Two former Mass Transit Administration employees were placed on probation yesterday for their roles in the theft of an estimated $500,000 from bus fare boxes.
Arvelle C. Cole, 43, and Bettie McKnight, 47, were convicted last month of conspiracy in connection with the thefts, which MTA officials say began in July 1989 when a cash box skeleton key was stolen. Cole, an 18-year employee who had worked as a "vault puller" responsible for removing the fare boxes, was also convicted of felony theft after the six-day jury trial.
Baltimore Circuit Court Judge Paul A. Smith yesterday granted Cole probation before judgment, which will allow the West Baltimore man's conviction to be erased if he successfully completes the terms of probation. McKnight, also of West Baltimore, was also given the opportunity to receive probation before judgment, but her lawyer, Howard L. Cardin, asked the judge to instead issue a suspended sentence. Mr. Cardin said the woman intends to appeal her conviction, a right she would have to give up if accepting probation before judgment.
Judge Smith gave McKnight, who had worked as a security guard, a six-month suspended sentence.
The judge placed Cole and McKnight on five years' supervised probation and ordered them to perform 200 hours of community service. Both were ordered to pay more than $1,000 in court costs.
Cole, who continued to deny taking any of the money, was also ordered to pay $10,000 in restitution. MTA officials say about $500,000 in daily bus receipts was reported missing between the time the key was stolen and April 1991. These officials laid about $27,000 in losses to the work of Coles and McKnight between March 3 and April 19 of last year, the period covered in the criminal charges against the two.
The judge said McKnight should also pay $10,000 in restitution to the MTA, but Mr.
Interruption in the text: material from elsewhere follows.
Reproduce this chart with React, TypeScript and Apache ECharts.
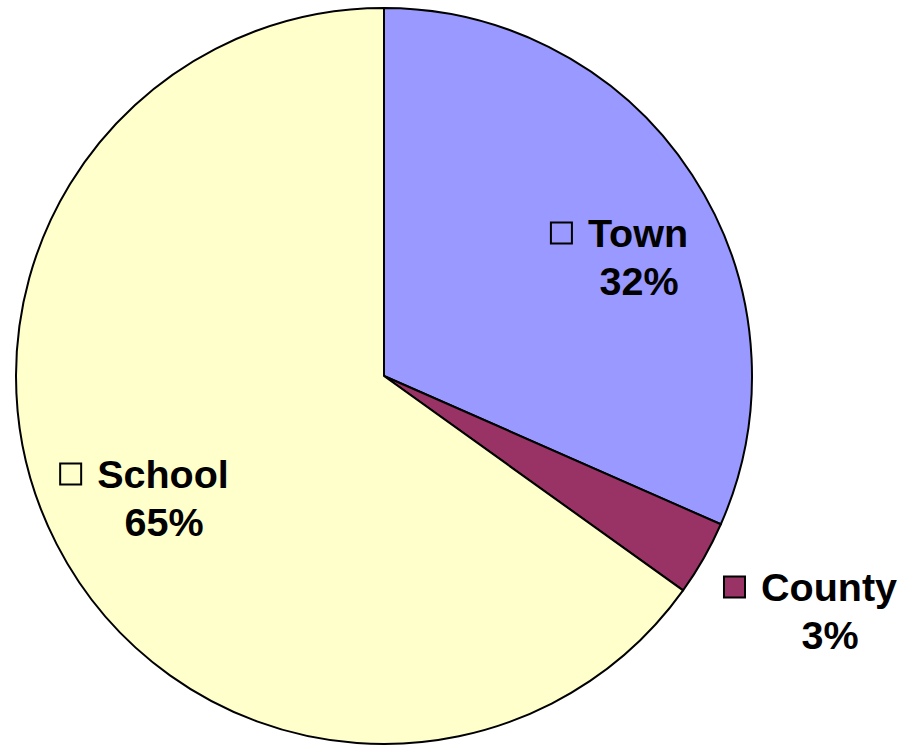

Cardin questioned whether restitution can be ordered for someone convicted only of conspiracy. Judge Smith said he would decide the issue later.
One other defendant in the trial, which featured nine hours of videotapes in which the employees were seen behaving suspiciously at the cash "drop site," was previously granted probation before judgment. A fourth defendant was acquitted by the jury.